Here is a video introducing myself. http://screencast-o-matic.com/watch/cDnX1whSoH
It took me a few trials to make sure that I was looking at the camera. I think it is important to do that since no one wants to watch someone who is looking down at them. When you are in a f2f situation and you want to make a personal connection with the person in front of you, you look at them in the eyes. So, I think that in a video, you also need to do that. I imagined that the camera was my audience and it made it easier. For the rest of the recording, I knew what I wanted to say so I just record it without any major glitches. I probably made some grammatical errors but I also do it in person so it should not be different in a recording. A video introducing yourself should be real and not fake, so perfection is not required.
One interesting thing that happened during the recording of my video is that I had my hands on my lap which is really unusual for me. Anyone, who knows me, knows that I speak with my hands. It is a French Canadian thing (I think).
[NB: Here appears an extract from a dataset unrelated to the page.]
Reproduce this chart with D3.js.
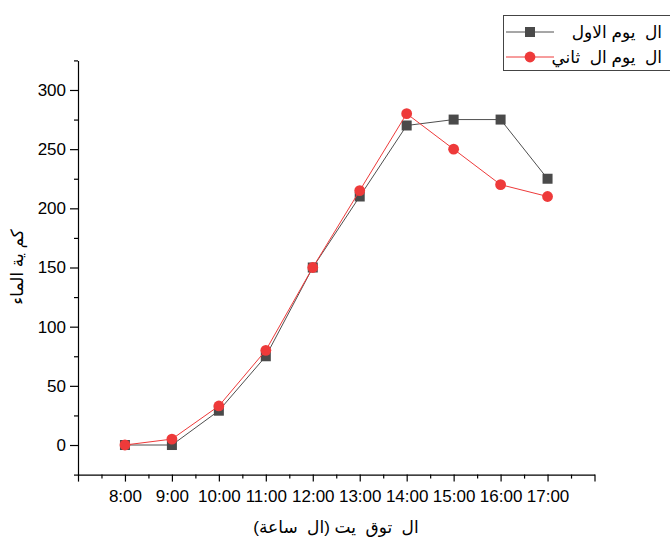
<!DOCTYPE html>
<html>
<head>
<meta charset="utf-8">
<script src="https://cdn.jsdelivr.net/npm/d3@7"></script>
<style>
  body { margin: 0; background: #fff; }
  svg text { font-family: "Liberation Sans", Arial, "DejaVu Sans", sans-serif; white-space: pre; }
</style>
</head>
<body>
<svg id="chart"></svg>
<script>
// hours on the x axis (8:00 .. 17:00)
var hours = [8, 9, 10, 11, 12, 13, 14, 15, 16, 17];
var dayOne = [0, 0, 29, 75, 150, 210, 270, 275, 275, 225];
var dayTwo = [0, 5, 33, 80, 150, 215, 280, 250, 220, 210];
var seriesNames = ["ال  يوم الاول", "ال  يوم ال  ثاني"];
var yTicks = [0, 50, 100, 150, 200, 250, 300];
var xLabel = "ال  توق  يت (ال  ساعة)";
var yLabel = "كم ية الماء";

var width = 670, height = 538;
var svg = d3.select("#chart").attr("width", width).attr("height", height);

var x = d3.scaleLinear().domain([7, 18]).range([78, 594.5]);
var y = d3.scaleLinear().domain([-25, 325]).range([474.6, 60.4]);

var fmt = function (d) { return d + ":00"; };

// minor ticks first, then the major axes on top
svg.append("g")
    .attr("transform", "translate(0,474.6)")
    .call(d3.axisBottom(x).tickValues(d3.range(7.5, 18, 1)).tickSize(4).tickFormat(""))
    .call(function (g) { g.select(".domain").remove(); });

svg.append("g")
    .attr("transform", "translate(78,0)")
    .call(d3.axisLeft(y).tickValues(d3.range(-25, 326, 50)).tickSize(4).tickFormat(""))
    .call(function (g) { g.select(".domain").remove(); });

var xAxis = svg.append("g")
    .attr("transform", "translate(0,474.6)")
    .call(d3.axisBottom(x)
        .tickValues(d3.range(7, 19))
        .tickSize(7)
        .tickSizeOuter(0)
        .tickPadding(6)
        .tickFormat(function (d) { return (d >= 8 && d <= 17) ? fmt(d) : ""; }));

var yAxis = svg.append("g")
    .attr("transform", "translate(78,0)")
    .call(d3.axisLeft(y)
        .tickValues(yTicks)
        .tickSize(8)
        .tickSizeOuter(0)
        .tickPadding(4));

svg.selectAll(".tick text").attr("font-size", 17).attr("fill", "#000")
    .attr("font-family", "'Liberation Sans', Arial, sans-serif");
svg.selectAll(".domain, .tick line").attr("stroke", "#000").attr("stroke-width", 1.2);
xAxis.selectAll(".tick text").attr("dy", "0.85em");

// axis titles
svg.append("text")
    .attr("x", 336)
    .attr("y", 533)
    .attr("text-anchor", "middle")
    .attr("font-size", 17)
    .text(xLabel);

svg.append("text")
    .attr("transform", "translate(23,267) rotate(-90)")
    .attr("text-anchor", "middle")
    .attr("font-size", 17)
    .text(yLabel);

var series = [
    {name: seriesNames[0], values: dayOne, color: "#4a4a4a", line: "#4f4f4f", shape: "square"},
    {name: seriesNames[1], values: dayTwo, color: "#ee3a3a", line: "#ee3a3a", shape: "circle"}
];

var line = d3.line()
    .x(function (d) { return x(d[0]); })
    .y(function (d) { return y(d[1]); });

function drawMarker(g, shape, color, cx, cy) {
    if (shape === "square") {
        g.append("rect")
            .attr("x", cx - 5).attr("y", cy - 5)
            .attr("width", 10).attr("height", 10)
            .attr("fill", color);
    } else {
        g.append("circle")
            .attr("cx", cx).attr("cy", cy)
            .attr("r", 5.4)
            .attr("fill", color);
    }
}

series.forEach(function (s) {
    var pts = hours.map(function (h, i) { return [h, s.values[i]]; });
    var g = svg.append("g");
    g.append("path")
        .attr("d", line(pts))
        .attr("fill", "none")
        .attr("stroke", s.line)
        .attr("stroke-width", 1);
    pts.forEach(function (p) {
        drawMarker(g, s.shape, s.color, x(p[0]), y(p[1]));
    });
});

// legend
var legend = svg.append("g");
legend.append("rect")
    .attr("x", 503.5).attr("y", 15.5)
    .attr("width", 180).attr("height", 55)
    .attr("fill", "#fff")
    .attr("stroke", "#444")
    .attr("stroke-width", 1);

series.forEach(function (s, i) {
    var ly = 32 + i * 25;
    legend.append("line")
        .attr("x1", 506).attr("x2", 554)
        .attr("y1", ly).attr("y2", ly)
        .attr("stroke", s.line)
        .attr("stroke-width", 1);
    drawMarker(legend, s.shape, s.color, 530, ly);
    legend.append("text")
        .attr("x", 662)
        .attr("y", ly + 6)
        .attr("text-anchor", "end")
        .attr("font-size", 17)
        .text(s.name);
});
</script>
</body>
</html>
I guess, I was trying to make sure that my hands did not show up on the camera and distract the audience.
Overall, I enjoyed creating this video and I am going to do one for my online courses to open another communication avenue with my students.
For this assignment, we were to try a new communication tool with a partner and reflect on it. Irwin and I decided to try Google Hangouts as neither one of us had used it before. Irwin had some difficulties to get it going on his laptop but the app worked fine on our iPads. During our video conversation, we both found that the image was sometimes freezing and lagging. Another reason why I would not use Google Hangouts is the fact that it does not allow you to share your computer screen with others. This is an important feature in my role as an online teacher as I can write on my screen and share it for my students to see. I have found that the best communication tool for video conferencing and screen sharing is Skype. It is also possible to record the conversation by using MP3 Skype Recorder if needed. I am glad that I tried Google Hangouts as now I know that Skype is the best communication tool for my needs.